Named Joint Configurations

In applications we typically define a number of task specific configurations, and it is convienent if these can be assigned names.

While the MoveIt framework provide the ability to store joint configurations (called named poses), these must be defined in the MoveIt configuration of the robot and cannot be adjusted during operation.

The Panda Driver solves this issue by providing the ability to save and remember joint configurations of the Panda robot for future use, while also providing access to named poses provided by MoveIt.

Saving Named Poses

To save the current joint configuration of the robot with the name test_pose:

rosservice call /arm/set_named_pose "pose_name: 'test_pose' overwrite: false"

Getting Named Poses

To get the set of currently stored named joint configurations (created either through the driver or MoveIt)

rosservice call /arm/get_named_poses

Moving to a Named Pose

To move to a named named joint configuration:

#!/usr/bin/env python2

import rospy
import actionlib

from rv_msgs.msg import MoveToNamedPoseAction, MoveToNamedPoseGoal

# initialise ros node
rospy.init_node('named_pose_example')

# Create a ros action client to communicate with the driver
client = actionlib.SimpleActionClient('/arm/cartesian/named_pose', MoveToNamedPoseAction)
client.wait_for_server()

# Create and send a goal to move to the named pose test_pose
client.send_goal(MoveToNamedPoseGoal(pose_name='test_pose'))
client.wait_for_result()

Note: The goal pose can be a named pose created either by the driver or MoveIt. However, the named poses provided by the driver will take priority in the event of a naming conflict.

Subscribed Topics

• /arm/cartesian/velocity (geometry_msgs/TwistStamped) Moves the end-effector in Cartesian space w.r.t. the target frame_id (base frame if no frame_id is set).

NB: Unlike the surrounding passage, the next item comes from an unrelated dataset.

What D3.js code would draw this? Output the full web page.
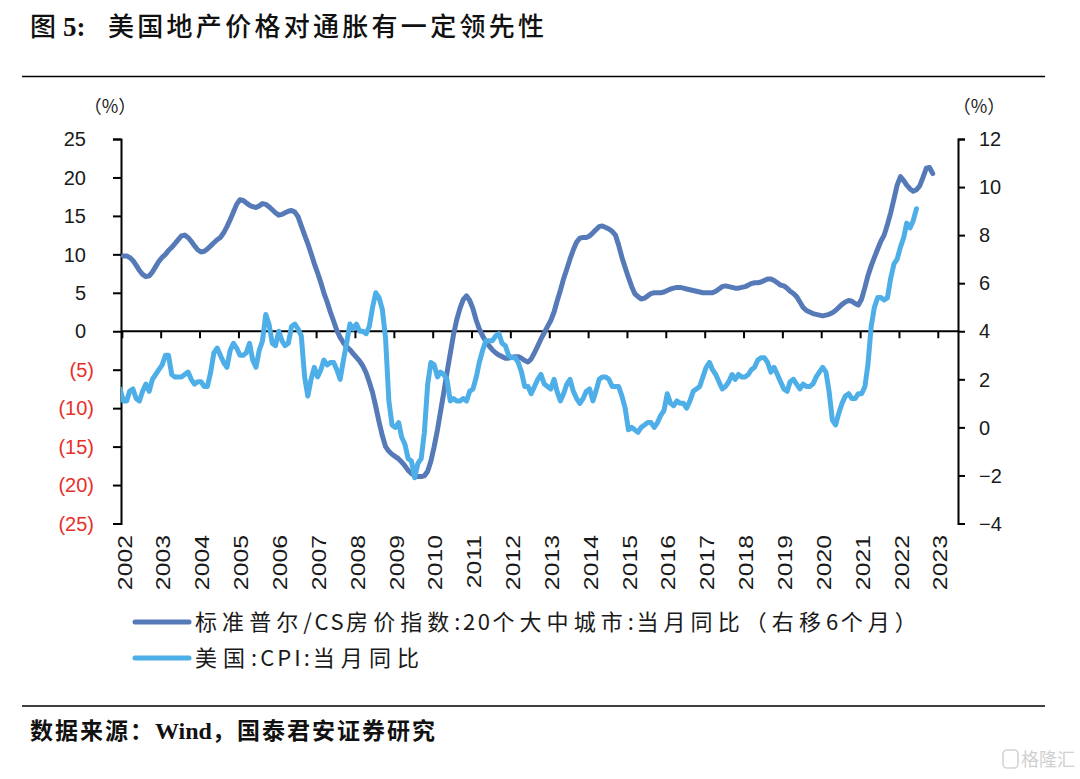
<!DOCTYPE html>
<html><head><meta charset="utf-8">
<script src="https://cdn.jsdelivr.net/npm/d3@7"></script>
<style>
html,body{margin:0;padding:0;background:#fff;}
svg{display:block;}
</style></head>
<body>
<svg id="chart" width="1080" height="779"></svg>
<script>
// ---------------- data ----------------
const titleText = "美国地产价格对通胀有一定领先性";
const sourceParts = ["数据来源：", "Wind", "，国泰君安证券研究"];
const seriesNames = ["标准普尔/CS房价指数:20个大中城市:当月同比（右移6个月）", "美国:CPI:当月同比"];

// S&P/Case-Shiller 20-city YoY (%), shifted right 6 months, monthly from 2002-01 (left axis)
const houseStart = "2002-01";
const houseYoY = [
  9.8, 9.8, 9.6, 9.2, 8.6, 7.9, 7.4, 7.1, 7.2, 7.7, 8.4, 9.1,
  9.6, 10.0, 10.5, 10.9, 11.4, 11.9, 12.4, 12.5, 12.2, 11.7, 11.1, 10.6,
  10.3, 10.4, 10.7, 11.1, 11.5, 11.9, 12.2, 12.8, 13.6, 14.5, 15.5, 16.5,
  17.1, 17.0, 16.7, 16.4, 16.2, 16.1, 16.3, 16.6, 16.5, 16.2, 15.8, 15.4,
  15.1, 15.2, 15.4, 15.6, 15.7, 15.5, 14.9, 13.7, 12.5, 11.4, 10.1, 8.8,
  7.6, 6.3, 5.0, 3.8, 2.5, 1.3, 0.1, -0.8, -1.5, -2.0, -2.4, -2.9,
  -3.4, -3.9, -4.5, -5.4, -6.6, -8.0, -9.8, -11.8, -13.6, -15.0, -15.6, -16.0,
  -16.3, -16.6, -17.0, -17.5, -18.1, -18.5, -18.8, -18.9, -18.9, -18.8, -18.2, -16.9,
  -15.0, -12.8, -10.5, -8.0, -5.4, -2.9, -0.5, 1.5, 3.0, 4.1, 4.6, 4.0,
  2.9, 1.4, 0.3, -0.6, -1.3, -1.9, -2.4, -2.8, -3.1, -3.3, -3.5, -3.5,
  -3.4, -3.3, -3.3, -3.5, -3.8, -4.0, -3.6, -2.8, -1.9, -1.0, -0.2, 0.6,
  1.4, 2.5, 3.9, 5.3, 6.8, 8.1, 9.4, 10.6, 11.6, 12.1, 12.2, 12.2,
  12.4, 12.8, 13.2, 13.6, 13.7, 13.5, 13.3, 13.0, 12.5, 11.2, 9.6, 8.3,
  7.0, 5.8, 4.9, 4.5, 4.2, 4.3, 4.6, 4.9, 5.0, 5.0, 5.0, 5.1,
  5.3, 5.5, 5.6, 5.7, 5.7, 5.6, 5.5, 5.4, 5.3, 5.2, 5.1, 5.0,
  5.0, 5.0, 5.0, 5.2, 5.5, 5.8, 5.9, 5.8, 5.7, 5.6, 5.6, 5.7,
  5.8, 6.0, 6.2, 6.3, 6.3, 6.4, 6.6, 6.8, 6.8, 6.6, 6.3, 6.0,
  5.9, 5.6, 5.2, 4.9, 4.5, 3.8, 3.1, 2.7, 2.5, 2.3, 2.2, 2.1,
  2.0, 2.1, 2.2, 2.4, 2.7, 3.1, 3.5, 3.8, 4.0, 3.9, 3.6, 3.4,
  4.2, 5.7, 7.2, 8.5, 9.6, 10.7, 11.7, 12.5, 13.9, 15.4, 17.2, 19.0,
  20.1, 19.6, 19.0, 18.5, 18.2, 18.4, 18.9, 20.0, 21.2, 21.3, 20.5
];

// US CPI YoY (%), monthly from 2001-12 (right axis)
const cpiStart = "2001-12";
const cpiYoY = [
  1.6,
  1.1, 1.1, 1.5, 1.6, 1.2, 1.1, 1.5, 1.8, 1.5, 2.0, 2.2, 2.4,
  2.6, 3.0, 3.0, 2.2, 2.1, 2.1, 2.1, 2.2, 2.3, 2.0, 1.8, 1.9,
  1.9, 1.7, 1.7, 2.3, 3.1, 3.3, 3.0, 2.7, 2.5, 3.2, 3.5, 3.3,
  3.0, 3.0, 3.1, 3.5, 2.8, 2.5, 3.2, 3.6, 4.7, 4.3, 3.5, 3.4,
  4.0, 3.6, 3.4, 3.5, 4.2, 4.3, 4.1, 3.8, 2.1, 1.3, 2.0, 2.5,
  2.1, 2.4, 2.8, 2.6, 2.7, 2.7, 2.4, 2.0, 2.8, 3.5, 4.3, 4.1,
  4.3, 4.0, 4.0, 3.9, 4.2, 5.0, 5.6, 5.4, 4.9, 3.7, 1.1, 0.1,
  0.0, 0.2, -0.4, -0.7, -1.3, -1.4, -2.1, -1.5, -1.3, -0.2, 1.8, 2.7,
  2.6, 2.1, 2.3, 2.2, 2.0, 1.1, 1.2, 1.1, 1.1, 1.2, 1.1, 1.5,
  1.6, 2.1, 2.7, 3.2, 3.6, 3.6, 3.6, 3.8, 3.9, 3.5, 3.4, 3.0,
  2.9, 2.9, 2.7, 2.3, 1.7, 1.7, 1.4, 1.7, 2.0, 2.2, 1.8, 1.7,
  1.6, 2.0, 1.5, 1.1, 1.4, 1.8, 2.0, 1.5, 1.2, 1.0, 1.2, 1.5,
  1.6, 1.1, 1.5, 2.0, 2.1, 2.1, 2.0, 1.7, 1.7, 1.7, 1.3, 0.8,
  -0.1, 0.0, -0.1, -0.2, 0.0, 0.1, 0.2, 0.2, 0.0, 0.2, 0.5, 0.7,
  1.4, 1.0, 0.9, 1.1, 1.0, 1.0, 0.8, 1.1, 1.5, 1.6, 1.7, 2.1,
  2.5, 2.7, 2.4, 2.2, 1.9, 1.6, 1.7, 1.9, 2.2, 2.0, 2.2, 2.1,
  2.1, 2.2, 2.4, 2.5, 2.8, 2.9, 2.9, 2.7, 2.3, 2.5, 2.2, 1.9,
  1.6, 1.5, 1.9, 2.0, 1.8, 1.6, 1.8, 1.7, 1.7, 1.8, 2.1, 2.3,
  2.5, 2.3, 1.5, 0.3, 0.1, 0.6, 1.0, 1.3, 1.4, 1.2, 1.2, 1.4,
  1.4, 1.7, 2.6, 4.2, 5.0, 5.4, 5.4, 5.3, 5.4, 6.2, 6.8, 7.0,
  7.5, 7.9, 8.5, 8.3, 8.6, 9.1
];

const yearLabels = d3.range(2002, 2024);          // 2002 … 2023
const leftTicks = d3.range(-25, 26, 5);           // -25 … 25
const rightTicks = d3.range(-4, 13, 2);           // -4 … 12
const xDomain = ["2002-01-01", "2023-07-10"];

// ---------------- layout ----------------
const svg = d3.select("#chart");
const W = 1080, H = 779;
const plot = {left: 121, right: 958, top: 139, bottom: 523.5};
const colDark = "#5679b8", colLight = "#4eaee8";
const numFont = "'Liberation Sans', Arial, sans-serif";
const cjkFont = "'Noto Sans CJK SC', 'Noto Sans', sans-serif";
const serifFont = "'Liberation Serif', 'Times New Roman', serif";

const parse = d3.timeParse("%Y-%m-%d");
const x = d3.scaleTime().domain(xDomain.map(parse)).range([plot.left + 0.85, plot.right]);
const yL = d3.scaleLinear().domain([-25, 25]).range([plot.bottom, plot.top]);
const yR = d3.scaleLinear().domain([-4, 12]).range([plot.bottom, plot.top]);

function monthly(start, values) {
  const [y0, m0] = start.split("-").map(Number);
  return values.map((v, i) => ({date: new Date(y0, m0 - 1 + i, 15), v}));
}
const houseData = monthly(houseStart, houseYoY);
const cpiData = monthly(cpiStart, cpiYoY);

svg.append("rect").attr("width", W).attr("height", H).attr("fill", "#fff");

// title
svg.append("text").attr("x", 30).attr("y", 36).attr("font-family", cjkFont)
  .attr("font-size", 26).attr("font-weight", 500).attr("fill", "#111").text("图");
svg.append("text").attr("x", 63).attr("y", 36).attr("font-family", serifFont)
  .attr("font-weight", "bold").attr("font-size", 27).attr("fill", "#111").text("5:");
svg.append("text").attr("x", 108).attr("y", 36).attr("font-family", cjkFont)
  .attr("font-size", 26).attr("font-weight", 500).attr("fill", "#111")
  .attr("textLength", 436).attr("lengthAdjust", "spacing").text(titleText);

// rules
svg.append("line").attr("x1", 22).attr("x2", 1045).attr("y1", 76.5).attr("y2", 76.5)
  .attr("stroke", "#000").attr("stroke-width", 1.5);
svg.append("line").attr("x1", 22).attr("x2", 1045).attr("y1", 706).attr("y2", 706)
  .attr("stroke", "#000").attr("stroke-width", 1.5);

// clip
svg.append("clipPath").attr("id", "clip").append("rect")
  .attr("x", plot.left).attr("y", 0).attr("width", plot.right - plot.left).attr("height", H);

// axes
const axisG = svg.append("g");
const leftAxis = d3.axisLeft(yL).tickValues(leftTicks).tickSize(8).tickFormat(() => "");
const gL = axisG.append("g").attr("transform", `translate(${plot.left},0)`).call(leftAxis);
const rightAxis = d3.axisRight(yR).tickValues(rightTicks).tickSize(7).tickFormat(() => "");
const gR = axisG.append("g").attr("transform", `translate(${plot.right},0)`).call(rightAxis);
const yearTickDates = yearLabels.map(yv => new Date(yv, 0, 1));
const bottomAxis = d3.axisBottom(x).tickValues(yearTickDates).tickSize(7).tickFormat(() => "");
const gX = axisG.append("g").attr("transform", `translate(0,${yL(0)})`).call(bottomAxis);
[gL, gR, gX].forEach(g => {
  g.select(".domain").attr("stroke", "#000").attr("stroke-width", 2);
  g.selectAll(".tick line").attr("stroke", "#000").attr("stroke-width", 2);
});
gX.select(".domain").attr("d", `M${plot.left},0H${plot.right}`);

// left tick labels
svg.append("g").selectAll("text").data(leftTicks).join("text")
  .attr("x", d => d < 0 ? 94 : 86)
  .attr("y", d => yL(d)).attr("dy", "0.36em")
  .attr("text-anchor", "end").attr("font-family", numFont).attr("font-size", 20)
  .attr("fill", d => d < 0 ? "#e8302a" : "#1a1a1a")
  .text(d => d < 0 ? `(${-d})` : d3.format("d")(d));

// right tick labels
svg.append("g").selectAll("text").data(rightTicks).join("text")
  .attr("x", 979).attr("y", d => yR(d)).attr("dy", "0.36em")
  .attr("text-anchor", "start").attr("font-family", numFont).attr("font-size", 20)
  .attr("fill", "#1a1a1a")
  .text(d => d < 0 ? "\u2212" + (-d) : d);

// unit labels
svg.append("text").attr("x", 110).attr("y", 113).attr("text-anchor", "middle")
  .attr("font-family", cjkFont).attr("font-size", 18).attr("fill", "#1a1a1a").text("（%）");
svg.append("text").attr("x", 979).attr("y", 113).attr("text-anchor", "middle")
  .attr("font-family", cjkFont).attr("font-size", 18).attr("fill", "#1a1a1a").text("（%）");

// year labels (slightly elongated, as in the source)
svg.append("g").selectAll("text").data(yearLabels).join("text")
  .attr("transform", d => `translate(${x(new Date(d, 0, 1)) + 3},535) rotate(-90) scale(1.24,1)`)
  .attr("text-anchor", "end").attr("dominant-baseline", "central")
  .attr("font-family", numFont).attr("font-size", 20).attr("fill", "#1a1a1a")
  .text(d => d);

// lines
const lineL = d3.line().x(d => x(d.date)).y(d => yL(d.v));
const lineR = d3.line().x(d => x(d.date)).y(d => yR(d.v));
const linesG = svg.append("g").attr("clip-path", "url(#clip)");
linesG.append("path").datum(houseData).attr("d", lineL)
  .attr("fill", "none").attr("stroke", colDark).attr("stroke-width", 5)
  .attr("stroke-linejoin", "round").attr("stroke-linecap", "round");
linesG.append("path").datum(cpiData).attr("d", lineR)
  .attr("fill", "none").attr("stroke", colLight).attr("stroke-width", 5)
  .attr("stroke-linejoin", "round").attr("stroke-linecap", "round");

// legend: per-character spacing (CJK wider, ASCII narrower), fitted to target width
const legend = [
  {name: seriesNames[0], color: colDark, y: 622, len: 727},
  {name: seriesNames[1], color: colLight, y: 658, len: 230}
];
const isCJK = ch => /[\u3000-\u9fff\uff00-\uffef]/.test(ch);
function runs(str) {
  const out = [];
  for (const ch of str) {
    const c = isCJK(ch);
    if (out.length && out[out.length - 1].cjk === c) out[out.length - 1].t += ch;
    else out.push({t: ch, cjk: c});
  }
  return out;
}
legend.forEach(item => {
  svg.append("line").attr("x1", 135).attr("x2", 189).attr("y1", item.y).attr("y2", item.y)
    .attr("stroke", item.color).attr("stroke-width", 5).attr("stroke-linecap", "round");
  const t = svg.append("text").attr("x", 195).attr("y", item.y).attr("dy", "0.36em")
    .attr("font-family", cjkFont).attr("font-size", 22).attr("fill", "#1a1a1a");
  const rs = runs(item.name);
  const spans = rs.map(r => t.append("tspan").text(r.t).attr("letter-spacing", 0));
  const natural = t.node().getComputedTextLength();
  const nC = rs.filter(r => r.cjk).reduce((s, r) => s + [...r.t].length, 0);
  const nA = rs.filter(r => !r.cjk).reduce((s, r) => s + [...r.t].length, 0);
  const aw = 0.5;
  const sp = Math.max(0, (item.len - natural) / (nC + aw * nA));
  spans.forEach((s, i) => s.attr("letter-spacing", rs[i].cjk ? sp : sp * aw));
});

// source
const src = svg.append("text").attr("x", 30).attr("y", 739).attr("font-family", cjkFont)
  .attr("font-size", 23).attr("font-weight", "bold").attr("fill", "#111");
src.append("tspan").attr("letter-spacing", 2).text(sourceParts[0]);
src.append("tspan").attr("font-family", serifFont).attr("font-size", 24).text(sourceParts[1]);
src.append("tspan").attr("letter-spacing", 2).text(sourceParts[2]);

// watermark
const wm = svg.append("g").attr("fill", "none").attr("stroke", "#d4d4d4");
wm.append("rect").attr("x", 1003).attr("y", 750).attr("width", 15).attr("height", 18).attr("rx", 4).attr("stroke-width", 1.6);
svg.append("text").attr("x", 1075).attr("y", 766).attr("text-anchor", "end")
  .attr("font-family", cjkFont).attr("font-size", 18).attr("fill", "#d0d0d0").text("格隆汇");
</script>
</body></html>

• /arm/joint/velocity (rv_msgs/JointVelocity) Moves the joints of the manipulator at the requested velocity.

Published Topics

• /arm/state (rv_msgs/ManipulatorState) Provides information on the current state of the manipulator including the pose of the end-effector w.r.t. to the base link, whether the manipulator is experiencing a Cartesian contact and collision as a bit-wised error state flag.

Services

• /arm/home (std_srvs/Empty) Moves the robot back to its initial ready pose.

• /arm/recover (std_srvs/Empty) Recovers from collision or limit violation error states that will put the robot into a non-operable state.

• /arm/stop (std_srvs/Empty) Stops the current motion of the current.

• /arm/set_ee_offset (rv_msgs/SetPose) Sets the offset between the end-effector and the wrist of the robot arm.

• /arm/get_named_poses (rv_msgs/GetNamesList) Gets a list of currently stored named poses (includes both MoveIt and driver stored named poses).

• /arm/set_named_pose (rv_msgs/SetNamedPose) Saves the current joint configuration of the robot with the provided pose name.

• /arm/set_cartesian_impedance (rv_msgs/SetCartesianImpedance Adjusts the impedenace of the end-effector position in Cartesian space.

• /arm/get_link_position (rv_msgs/GetRelativePose) A convenience wrapper around the ROS transform lookup service that provides the relative pose of a target frame w.r.t. a reference frame.

• /arm/set_cartesian_planning_enabled (std_srvs/SetBool) Forces the path-planner to only consider linear paths when moving moving between poses with /arm/cartesian/pose

• /arm/get_cartesian_planning_enabled (rv_msgs/SimpleRequest) Checks whether the path-planner will only consider linear paths when moving moving between poses with /arm/cartesian/pose

• /arm/add_named_pose_config (rv_msgs/SetNamedPoseConfig) Instructs the driver to load named poses stored in the indicated config file.

• /arm/get_named_pose_configs (rv_msgs/GetNamedPoseConfigs) Gets the list of config files to check for named poses.

• /arm/remove_named_pose_config (rv_msgs/SetNamedPoseConfig) Instructs the driver to remove named poses stored in the indicated config file.

Action API

• /arm/cartesian/pose (rv_msgs/MoveToPose.action) Moves the end-effector to the requested goal pose w.r.t. the indicated frame id.

• /arm/cartesian/servo_pose (rv_msgs/ServoToPose.action) Servos the end-effector to the requested goal pose.

• /arm/cartesian/named_pose (rv_msgs/MoveToNamedPose.action) Moves the end-effector to a pre-defined joint configuration.

• /arm/cartesian/servo_pose (rv_msgs/MoveToJointPoseAction) Moves the joints of the robot to the indicated positions (radians).

• /arm/gripper (rv_msgs/ActuateGripper.action) Actuates the gripper based on the requested mode. The static mode will move the gripper to the requested width. The grasp mode will attempt to grasp an object of width plus/minus a tolernace factor.